Yankee Group has mixed feelings about Audi's deal with T-Mobile to power its connected car platform

Audi TT

Boston, Massachusetts, USA – Following its recent research into the M2M products consumers are most likely to buy, Yankee Group expressed mixed feelings about Audi’s deal with T-Mobile USA to power its Audi Connect infotainment platform with wireless service.

According to Engadget, T-Mobile USA is now offering full data services for Audi’s connected car platform. For US$450, Audi owners will receive a 30-month data plan to power Audi Connect. The service can also be had without such a long-term commitment for a fee of $30 per month. The Audi Connect platform includes Google Earth integration and real-time traffic information from Sirius XM Traffic, as well as allows users to tether up to eight devices to an in-car Wi-Fi connection.


Yankee Group, a division of The 451 Group, is a research and advisory firm equipping enterprises to grow revenues and profit in the mobile world. Recent research carried out by the Group revealed that connected cars ranked very highly among the M2M products consumers were most likely to buy.


Commenting on the Audi/T-Mobile deal, vice-president of Yankee Group’s Research, Brian Partridge said: “With this type of deal, beauty is in the eye of the beholder. It’s good to see Audi and T-Mobile taking some baby steps toward offering pricing flexibility to new and existing Audi Connect drivers, but this doesn’t yet feel like a home run to me. By paying the service charges upfront, the average cost of $15 per month for this bundle of services is reasonable, although I assume some drivers might scoff at the idea of spending that much for a 3G connection, especially if Wi-Fi tethering to support backseat video consumption for kids with tablets is a major use case (and we can assume for family vehicles it is). A true 4G, for example an LTE connection, would sweeten the deal but T-Mobile is behind AT&T and Verizon rolling out its 4G network, so connectivity will be delivered by far slower 3G technology”.

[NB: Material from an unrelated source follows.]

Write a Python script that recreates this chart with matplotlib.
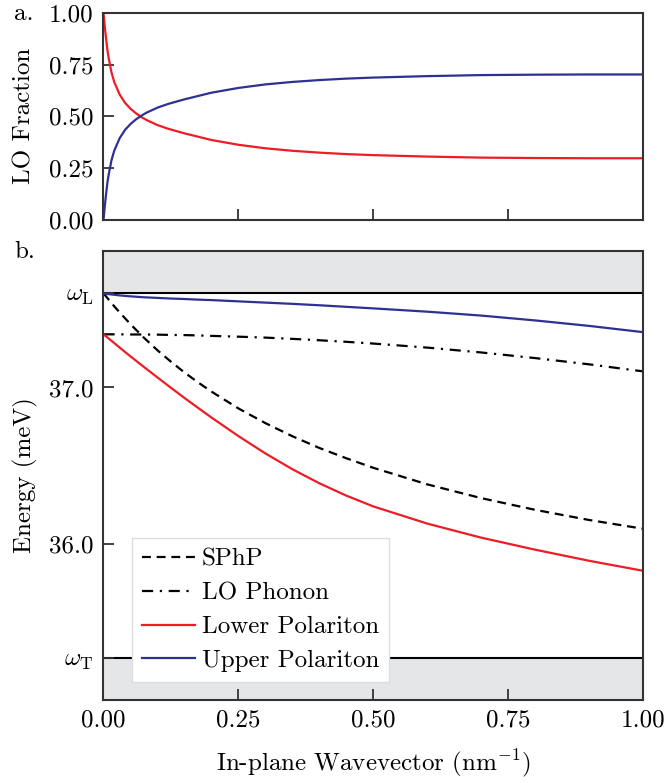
import matplotlib
matplotlib.use("Agg")
import matplotlib.pyplot as plt

#====== data ====================================
k_frac = [0.0, 0.0025, 0.005, 0.0075, 0.01, 0.015, 0.02, 0.03, 0.04, 0.05, 0.06, 0.07,
          0.08, 0.1, 0.12, 0.15, 0.2, 0.25, 0.3, 0.35, 0.4, 0.45, 0.5, 0.6, 0.7, 0.8,
          0.9, 1.0]
lower_frac = [1.0, 0.93, 0.87, 0.815, 0.775, 0.71, 0.665, 0.605, 0.565, 0.537, 0.515, 0.497,
              0.482, 0.458, 0.44, 0.418, 0.386, 0.363, 0.346, 0.334, 0.325, 0.318, 0.313,
              0.306, 0.301, 0.299, 0.298, 0.298]
upper_frac = [0.0, 0.07, 0.13, 0.185, 0.225, 0.29, 0.335, 0.395, 0.435, 0.463, 0.485, 0.503,
              0.518, 0.542, 0.56, 0.582, 0.614, 0.637, 0.654, 0.666, 0.675, 0.682, 0.687,
              0.694, 0.699, 0.701, 0.702, 0.702]

k = [0.0, 0.01, 0.02, 0.03, 0.05, 0.075, 0.1, 0.125, 0.15, 0.175, 0.2, 0.25, 0.3,
     0.35, 0.4, 0.45, 0.5, 0.6, 0.7, 0.8, 0.9, 1.0]
sphp = [37.603, 37.560, 37.519, 37.480, 37.405, 37.318, 37.238, 37.165, 37.096, 37.033,
        36.974, 36.866, 36.772, 36.688, 36.613, 36.547, 36.486, 36.380, 36.292, 36.217,
        36.152, 36.096]
lo_phonon = [37.340, 37.340, 37.340, 37.340, 37.339, 37.339, 37.338, 37.336, 37.335,
             37.333, 37.330, 37.325, 37.319, 37.311, 37.302, 37.292, 37.281, 37.255,
             37.224, 37.188, 37.148, 37.103]
lower_pol = [37.340, 37.312, 37.284, 37.255, 37.199, 37.131, 37.064, 36.998, 36.933,
             36.870, 36.808, 36.689, 36.578, 36.477, 36.387, 36.308, 36.239, 36.129,
             36.039, 35.962, 35.891, 35.827]
upper_pol = [37.601, 37.597, 37.593, 37.589, 37.583, 37.577, 37.573, 37.569, 37.566,
             37.562, 37.559, 37.551, 37.543, 37.535, 37.526, 37.516, 37.506, 37.485,
             37.460, 37.429, 37.394, 37.354]

w_L = 37.603
w_T = 35.27
e_ticks = [36.0, 37.0]
x_ticks = [0.0, 0.25, 0.5, 0.75, 1.0]

#====== style ================
plt.rcParams['font.family'] = 'serif'
plt.rcParams['font.serif'] = ['cmr10', 'DejaVu Serif']
plt.rcParams['mathtext.fontset'] = 'cm'
plt.rcParams['axes.formatter.use_mathtext'] = True
plt.rcParams['font.size'] = 18
plt.rcParams['axes.unicode_minus'] = False

RED = '#ee1c25'
BLUE = '#2e3192'
GRAY = '#e5e6e8'
SPINE = '#333333'
LW = 1.6

fig = plt.figure(figsize=(6.66, 7.83), dpi=100)
ax1 = fig.add_axes([0.1554, 0.719, 0.81, 0.2648])
ax2 = fig.add_axes([0.1554, 0.106, 0.81, 0.5734])

for ax in (ax1, ax2):
    for s in ax.spines.values():
        s.set_color(SPINE)
        s.set_linewidth(1.5)
    ax.tick_params(direction='in', length=8, width=1.3, color=SPINE, pad=7)
    ax.set_xlim(0, 1)
    ax.set_xticks(x_ticks)

#====== panel a ================
ax1.plot(k_frac, lower_frac, color=RED, lw=LW)
ax1.plot(k_frac, upper_frac, color=BLUE, lw=LW)
ax1.set_ylim(0, 1)
ax1.set_yticks([0, 0.25, 0.5, 0.75, 1.0])
ax1.set_yticklabels(['0.00', '0.25', '0.50', '0.75', '1.00'])
ax1.set_xticklabels([])
ax1.set_ylabel('LO Fraction', labelpad=10)

#====== panel b ================
ymin, ymax = w_T - 0.27, w_L + 0.27
ax2.axhspan(w_L, ymax, color=GRAY, lw=0, zorder=0)
ax2.axhspan(ymin, w_T, color=GRAY, lw=0, zorder=0)
ax2.axhline(w_L, color='black', lw=1.5, zorder=1)
ax2.axhline(w_T, color='black', lw=1.5, zorder=1)

ax2.plot(k, sphp, color='black', lw=LW, ls=(0, (4, 2.6)), label='SPhP')
ax2.plot(k, lo_phonon, color='black', lw=LW, ls=(0, (5, 3, 1, 3)), label='LO Phonon')
ax2.plot(k, lower_pol, color=RED, lw=LW, label='Lower Polariton')
ax2.plot(k, upper_pol, color=BLUE, lw=LW, label='Upper Polariton')

ax2.set_ylim(ymin, ymax)
ax2.set_yticks([w_T] + e_ticks + [w_L])
ax2.set_yticklabels([r'$\omega_{\mathrm{T}}$'] + ['%.1f' % e for e in e_ticks] + [r'$\omega_{\mathrm{L}}$'])
ax2.set_xticklabels(['%.2f' % x for x in x_ticks])
ax2.set_ylabel('Energy (meV)', labelpad=8)
ax2.set_xlabel(r'In-plane Wavevector (nm$^{-1}$)', labelpad=11)

leg = ax2.legend(loc='lower left', bbox_to_anchor=(0.053, 0.04), borderaxespad=0,
                 fancybox=False, framealpha=1, edgecolor='#dddddd', handlelength=2.1,
                 handletextpad=0.3, labelspacing=0.45, borderpad=0.4)
leg.get_frame().set_linewidth(1.0)

fig.text(0.021, 0.982, 'a.', ha='left', va='center')
fig.text(0.021, 0.678, 'b.', ha='left', va='center')

fig.savefig('out.png', dpi=100)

Bran Partridge concluded: “It’s unclear from the announcement if new buyers can roll the T-Mobile connectivity cost into the actual negotiated sale price, but that should be easy enough to support between the German partners. Offering customers the ability to roll in the upfront option may also spur more signups during the warm and fuzzy initial sale period, when the allure of building in luxury options that we can pay for over a period years challenges our fiscal responsibility. I think that the $30 per month postpaid arrangement will be a difficult sell, especially for consumers who are already spending that or more for smart device connectivity and who can replicate many of the features offered with the Connect package—albeit less elegantly and safely—directly on their device”.